Data rows >>
==================================================

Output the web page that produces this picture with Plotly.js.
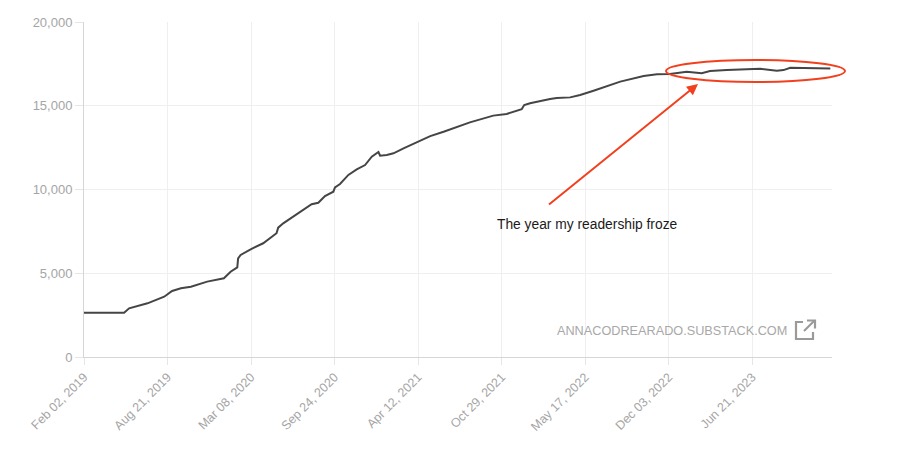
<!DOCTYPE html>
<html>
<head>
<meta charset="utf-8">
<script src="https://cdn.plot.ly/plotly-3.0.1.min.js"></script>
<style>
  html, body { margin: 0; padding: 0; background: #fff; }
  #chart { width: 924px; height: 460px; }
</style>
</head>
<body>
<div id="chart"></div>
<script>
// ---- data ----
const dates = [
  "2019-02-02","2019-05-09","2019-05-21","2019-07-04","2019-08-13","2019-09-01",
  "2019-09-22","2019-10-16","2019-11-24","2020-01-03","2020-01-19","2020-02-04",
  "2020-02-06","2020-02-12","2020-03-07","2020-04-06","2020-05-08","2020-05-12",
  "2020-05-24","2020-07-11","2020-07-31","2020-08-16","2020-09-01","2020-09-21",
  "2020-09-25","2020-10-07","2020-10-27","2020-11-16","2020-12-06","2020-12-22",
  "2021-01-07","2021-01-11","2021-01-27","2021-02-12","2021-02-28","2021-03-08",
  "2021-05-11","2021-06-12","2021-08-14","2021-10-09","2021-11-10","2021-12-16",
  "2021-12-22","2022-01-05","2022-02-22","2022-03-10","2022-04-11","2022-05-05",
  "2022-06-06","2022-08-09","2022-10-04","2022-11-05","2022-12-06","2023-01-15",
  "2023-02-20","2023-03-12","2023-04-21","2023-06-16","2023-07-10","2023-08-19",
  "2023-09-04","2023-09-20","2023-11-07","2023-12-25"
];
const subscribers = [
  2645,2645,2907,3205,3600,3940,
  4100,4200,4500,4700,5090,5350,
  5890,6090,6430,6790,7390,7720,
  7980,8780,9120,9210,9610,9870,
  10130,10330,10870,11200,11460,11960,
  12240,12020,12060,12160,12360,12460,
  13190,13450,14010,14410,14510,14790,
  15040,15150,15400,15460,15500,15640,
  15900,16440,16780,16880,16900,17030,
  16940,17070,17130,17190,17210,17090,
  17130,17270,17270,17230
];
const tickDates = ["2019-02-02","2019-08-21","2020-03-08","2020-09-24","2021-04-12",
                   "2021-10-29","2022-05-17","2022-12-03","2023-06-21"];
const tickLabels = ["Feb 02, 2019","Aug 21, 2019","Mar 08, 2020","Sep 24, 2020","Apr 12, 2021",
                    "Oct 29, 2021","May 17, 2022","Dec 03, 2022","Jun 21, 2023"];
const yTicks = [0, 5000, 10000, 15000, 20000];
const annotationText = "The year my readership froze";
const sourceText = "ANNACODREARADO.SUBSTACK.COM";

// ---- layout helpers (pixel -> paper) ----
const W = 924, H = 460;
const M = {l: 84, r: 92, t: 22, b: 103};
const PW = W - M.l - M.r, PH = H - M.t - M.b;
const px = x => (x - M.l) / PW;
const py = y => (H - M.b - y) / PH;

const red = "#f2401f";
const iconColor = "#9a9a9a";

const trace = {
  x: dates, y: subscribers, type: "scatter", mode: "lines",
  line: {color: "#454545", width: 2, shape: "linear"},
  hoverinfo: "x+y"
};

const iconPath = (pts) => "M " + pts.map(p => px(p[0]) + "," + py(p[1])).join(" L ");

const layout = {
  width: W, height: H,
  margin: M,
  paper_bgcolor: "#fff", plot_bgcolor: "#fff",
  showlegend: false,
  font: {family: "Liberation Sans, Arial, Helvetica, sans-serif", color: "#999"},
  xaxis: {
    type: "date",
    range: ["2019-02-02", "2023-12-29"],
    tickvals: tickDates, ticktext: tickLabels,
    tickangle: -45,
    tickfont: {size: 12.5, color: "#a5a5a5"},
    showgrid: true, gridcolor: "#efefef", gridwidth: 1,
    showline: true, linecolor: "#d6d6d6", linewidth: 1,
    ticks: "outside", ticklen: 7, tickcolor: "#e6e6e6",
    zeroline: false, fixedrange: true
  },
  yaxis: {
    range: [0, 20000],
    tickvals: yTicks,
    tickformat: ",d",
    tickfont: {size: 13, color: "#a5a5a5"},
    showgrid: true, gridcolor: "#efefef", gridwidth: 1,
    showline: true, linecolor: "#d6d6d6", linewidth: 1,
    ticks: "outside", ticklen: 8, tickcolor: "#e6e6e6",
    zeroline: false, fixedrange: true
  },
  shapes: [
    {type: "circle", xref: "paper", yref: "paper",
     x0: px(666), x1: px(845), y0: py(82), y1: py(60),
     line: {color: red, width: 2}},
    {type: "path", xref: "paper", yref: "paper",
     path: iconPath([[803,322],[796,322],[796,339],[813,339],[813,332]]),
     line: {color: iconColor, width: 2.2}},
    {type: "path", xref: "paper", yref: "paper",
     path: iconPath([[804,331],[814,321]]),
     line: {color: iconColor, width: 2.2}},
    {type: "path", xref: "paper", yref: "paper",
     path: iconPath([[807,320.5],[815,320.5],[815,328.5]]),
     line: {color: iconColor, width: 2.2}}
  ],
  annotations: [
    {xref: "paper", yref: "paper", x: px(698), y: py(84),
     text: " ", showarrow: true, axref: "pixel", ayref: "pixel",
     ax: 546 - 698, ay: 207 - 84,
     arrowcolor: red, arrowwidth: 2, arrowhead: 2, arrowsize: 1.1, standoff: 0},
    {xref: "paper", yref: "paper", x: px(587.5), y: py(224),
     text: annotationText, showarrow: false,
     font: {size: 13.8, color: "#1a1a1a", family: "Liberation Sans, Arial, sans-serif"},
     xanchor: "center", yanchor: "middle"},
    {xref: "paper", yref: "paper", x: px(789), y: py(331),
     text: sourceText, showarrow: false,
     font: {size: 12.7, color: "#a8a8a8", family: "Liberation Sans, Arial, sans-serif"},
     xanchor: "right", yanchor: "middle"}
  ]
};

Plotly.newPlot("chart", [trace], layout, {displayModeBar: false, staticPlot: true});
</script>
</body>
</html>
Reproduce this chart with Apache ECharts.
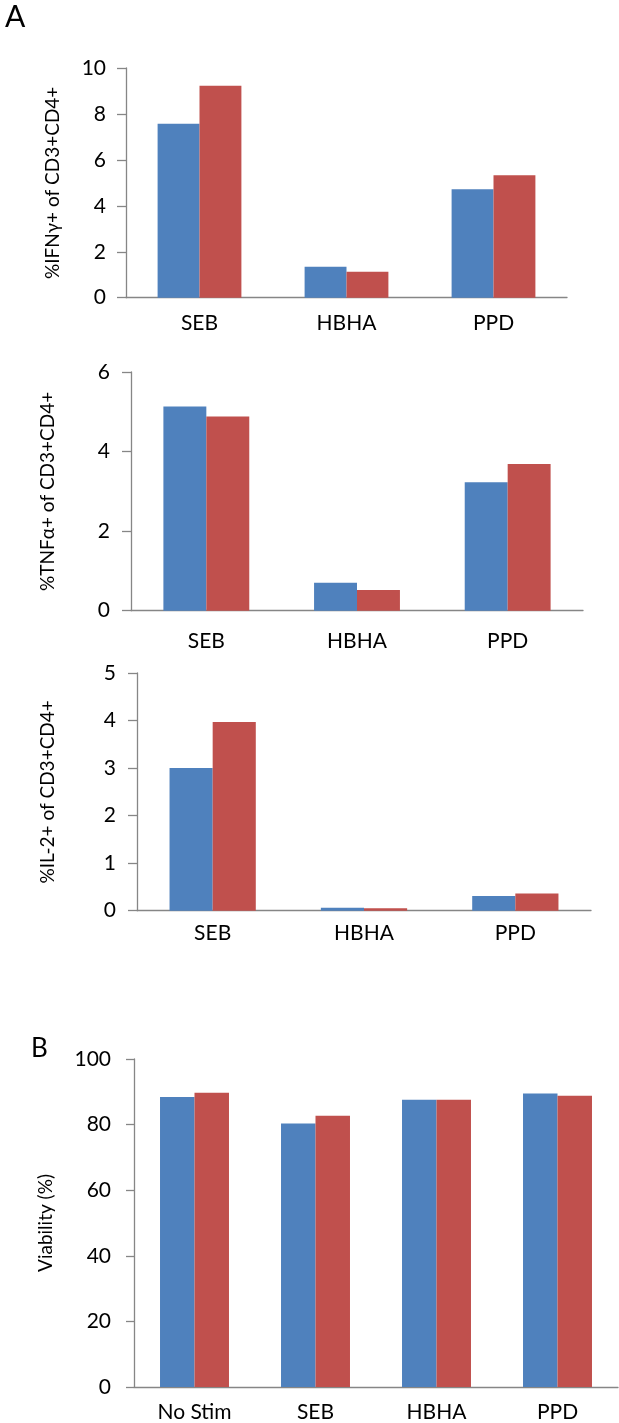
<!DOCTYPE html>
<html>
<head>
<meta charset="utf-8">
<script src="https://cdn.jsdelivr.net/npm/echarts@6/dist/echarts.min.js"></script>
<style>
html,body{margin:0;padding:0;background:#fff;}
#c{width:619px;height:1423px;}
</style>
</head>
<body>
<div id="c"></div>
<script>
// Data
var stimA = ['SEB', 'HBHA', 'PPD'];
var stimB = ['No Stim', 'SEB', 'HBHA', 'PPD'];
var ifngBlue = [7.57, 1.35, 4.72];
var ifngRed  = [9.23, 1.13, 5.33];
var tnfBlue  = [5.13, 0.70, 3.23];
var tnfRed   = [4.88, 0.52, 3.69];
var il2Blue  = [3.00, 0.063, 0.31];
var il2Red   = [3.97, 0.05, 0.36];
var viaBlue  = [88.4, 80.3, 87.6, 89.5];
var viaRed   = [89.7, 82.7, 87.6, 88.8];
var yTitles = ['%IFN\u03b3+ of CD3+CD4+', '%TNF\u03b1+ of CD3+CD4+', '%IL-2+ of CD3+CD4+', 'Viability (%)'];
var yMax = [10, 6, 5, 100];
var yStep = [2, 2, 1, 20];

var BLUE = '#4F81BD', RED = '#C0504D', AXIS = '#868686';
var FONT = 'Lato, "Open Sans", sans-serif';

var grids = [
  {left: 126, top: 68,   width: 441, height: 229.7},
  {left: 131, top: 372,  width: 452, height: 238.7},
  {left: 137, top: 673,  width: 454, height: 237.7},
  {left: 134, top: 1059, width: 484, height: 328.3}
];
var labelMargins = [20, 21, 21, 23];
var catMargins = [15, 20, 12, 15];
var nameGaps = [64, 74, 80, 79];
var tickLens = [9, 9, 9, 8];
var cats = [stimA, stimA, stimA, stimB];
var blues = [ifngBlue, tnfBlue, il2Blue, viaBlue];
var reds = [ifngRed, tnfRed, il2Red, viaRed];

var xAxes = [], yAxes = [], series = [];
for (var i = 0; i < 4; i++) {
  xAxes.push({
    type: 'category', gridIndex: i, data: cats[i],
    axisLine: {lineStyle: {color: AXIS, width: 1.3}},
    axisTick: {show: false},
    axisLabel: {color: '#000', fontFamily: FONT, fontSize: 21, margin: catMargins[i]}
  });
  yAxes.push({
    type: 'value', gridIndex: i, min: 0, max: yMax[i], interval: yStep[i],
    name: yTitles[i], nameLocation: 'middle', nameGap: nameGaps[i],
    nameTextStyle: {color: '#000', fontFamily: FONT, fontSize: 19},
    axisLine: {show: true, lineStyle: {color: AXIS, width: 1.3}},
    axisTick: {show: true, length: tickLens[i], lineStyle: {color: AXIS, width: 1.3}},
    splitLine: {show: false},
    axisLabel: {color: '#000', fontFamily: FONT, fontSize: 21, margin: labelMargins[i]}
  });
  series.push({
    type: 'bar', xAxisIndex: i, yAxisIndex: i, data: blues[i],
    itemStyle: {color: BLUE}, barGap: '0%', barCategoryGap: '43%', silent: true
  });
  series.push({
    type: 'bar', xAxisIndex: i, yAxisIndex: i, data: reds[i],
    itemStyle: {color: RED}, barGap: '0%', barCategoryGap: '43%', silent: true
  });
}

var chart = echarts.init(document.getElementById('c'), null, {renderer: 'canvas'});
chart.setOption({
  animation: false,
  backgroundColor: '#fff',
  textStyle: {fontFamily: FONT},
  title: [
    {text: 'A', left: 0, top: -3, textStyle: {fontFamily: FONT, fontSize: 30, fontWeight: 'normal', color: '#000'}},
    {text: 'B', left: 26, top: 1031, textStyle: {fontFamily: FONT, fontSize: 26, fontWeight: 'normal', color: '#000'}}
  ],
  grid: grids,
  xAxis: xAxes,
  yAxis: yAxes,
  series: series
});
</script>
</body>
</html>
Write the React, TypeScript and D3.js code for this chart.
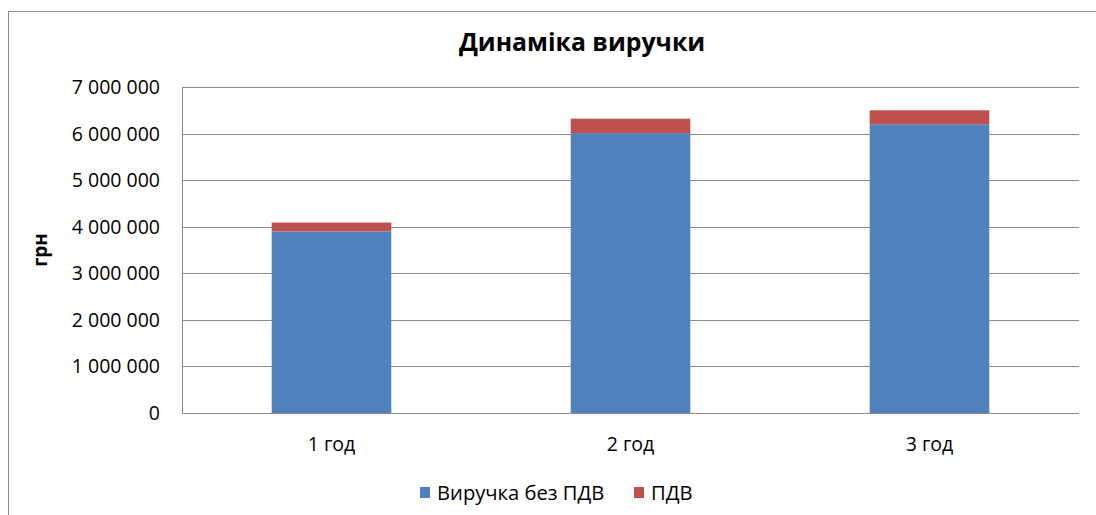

==================================================

What you are asked to do >>
Reproduce every line of the listing above in which the string "with" appears.

Solution for this task >>
Output the web page that produces this picture with Plotly.js.
Reproduce this chart with Apache ECharts.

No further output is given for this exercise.